# Multi-Precision Arithmetic

CS 301 Lecture, Dr. Lawlor

Reminder:

CF--The
"carry flag". Set to
indicate the bit that carries out of an addition or subtraction.
For signed numbers, this doesn't really indicate a problem, but for
unsigned numbers, this carry indicates an overflow.
Can be used by the "jc" (jump if carry flag is set) instruction.
Set by all the arithmetic instructions.
Can be added into another arithmetic operation with "adc" (add with
carry), which computes:

output register = output register + input register + CF

new CF = carry out of the above addition ^ ^ ^

For example, you can preserve the bit overflowing out of
a big add (between ecx and ecx) like this:

mov ecx, 0x8000ff00

add ecx, ecx

mov eax,0

adc eax,eax ; Adds eax, eax, and the carry flag together

"adc" is used in the compiler's implementation of the 64-bit "long
long" datatype on 32-bit machines, as we describe below.

## Multi-Precision Arithmetic

You can do register-register addition in a single instruction
(add). But if you want to add numbers bigger than the registers,
you need to break up the addition into register-sized pieces, ordered
from lowest value to highest. You'd also have to make sure the
carry bits will actually pass between the pieces. To add a two-int multiprecision number, then, you'd

add loA,loB

adc hiA,hiB

This way, the carry bit coming out of the low addition would be read by the higher addition.

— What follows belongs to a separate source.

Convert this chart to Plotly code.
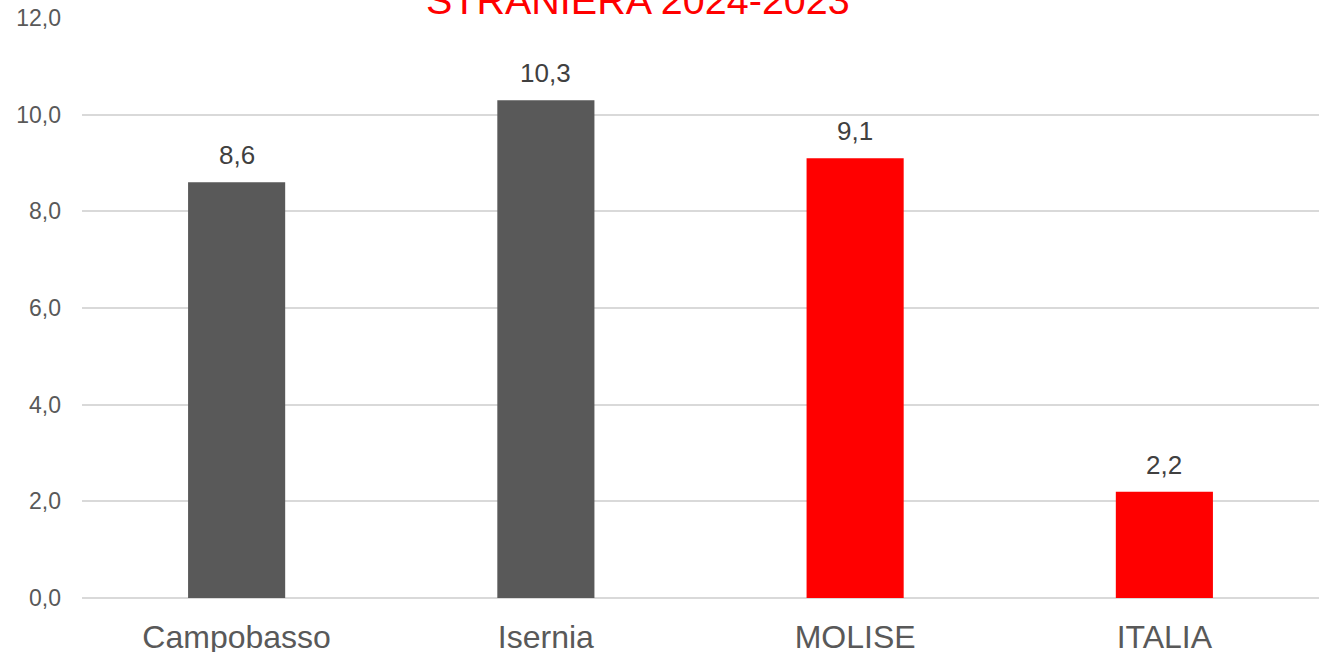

To do this "for real", there are several excellent libraries, such as GMP.

## Fast Exponentiation Trick

Say you want to compute x to the power y. This is just x*x*x*...*x, with a total of y copies of x:

The obvious way to do this is really quite slow for big values of y:

int prod=1;

for (int i=1;i<=y;i++) prod*=x;

return prod;

But it's *exponentially* faster to compute x raised to the powers of two by
repeated squaring, then combine those powers of two to get x to the
y. For example, you can compute x to the 16th by squaring x four
times, like so:

int x2=x*x;

int x4=x2*x2;

int x8=x4*x4;

int x16=x8*x8;

Harkening back to our bitwise operators, we can just decompose y into
the corresponding powers-of-two of x, by looking at the bits of y:

/* Return x raised to the power y */

double mypow(double x,int y)

{

double prod=1; /* will hold x to the y power */

double xpow=x; /* will take powers of x */

for (unsigned int bit=0;bit<sizeof(int)*8;bit++) {

int mask=(1<<bit);

if (y&mask) prod=prod*xpow; /* include this power of x */

if (y<mask) break; /* no higher powers of x included in y */

xpow=xpow*xpow; /* find next higher square */

}

return prod;

}

(Try this in NetRun now!)

For example, raising 2 to the 100th power takes only 8 iterations with
this "fast exponentiation" method, but over 100 iterations with slow
exponentiation.

The fast exponentiation trick applies to all sorts of stuff--and there's an exact analog for multiplication!